Странно, у нас вроде бы и темы те же – от национальной гордости (“Икона-икра” и “Водка “Столичная”) до национального ужаса вроде чеченской войны (“Кавказский пейзаж” Ростислава Лебедева), и исполнение такое же, а ощущение от наших картин другое. Американский поп-арт жизнерадостен и самодоволен, русский – как-то уныл. Банка борща с грязной, драной этикеткой заменяет нарядную баночку супа “Кэмпбелл” (Михаил Рошаль – “Hi Andy!”). Они легкомысленны, а мы – тяжеловесны. Русский поп-арт испорчен элементом сатиры, который ощущается в большей части работ, особенно советского периода. Причем я охотно допускаю, что все эти проявления – случайность, авторы, быть может, вовсе не хотели их допускать, но они все равно как-то вкрались в работу: дескать, вот такой у нас, в совке, супчик “Кэмпбелл” и вот такая у нас кока-кола. А между тем обаяние поп-арта в том и состоит, что он искренне гордится тем, что изображает.
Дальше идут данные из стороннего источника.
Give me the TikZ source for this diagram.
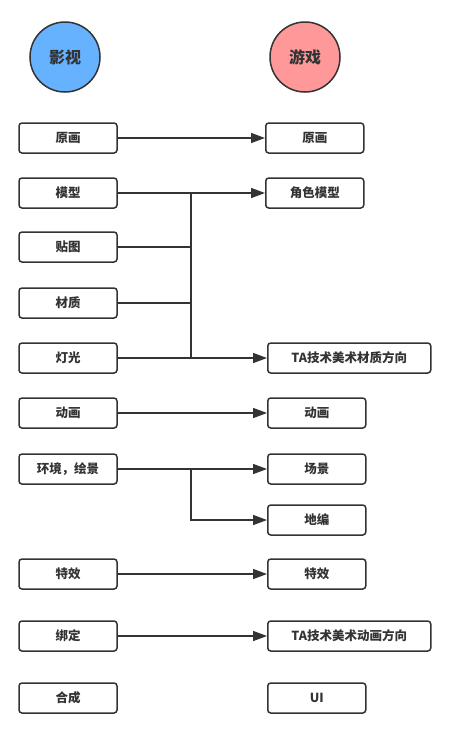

В этом отношении показательна картина Мамышева-Монро “Монро – Уорхол –Монро” – своего рода ремейк канонической уорхоловской “иконы”. Образ Мэрилин, созданный Уорхолом, давно уже стал визитной карточкой поп-арта. Мэрилин Уорхола всегда прекрасна, даже на самом небрежном и неказистом оттиске, даже когда ее лицо грубо замазано зеленой краской, а волосы – ярко-оранжевой или синей. Мэрилин Мамышева-Монро вызывающе некрасива. Она состарилась и огрубела, она утратила глянец. Впрочем, в ней все равно есть своя прелесть. Как и во всем русском поп-арте. Но это другая прелесть.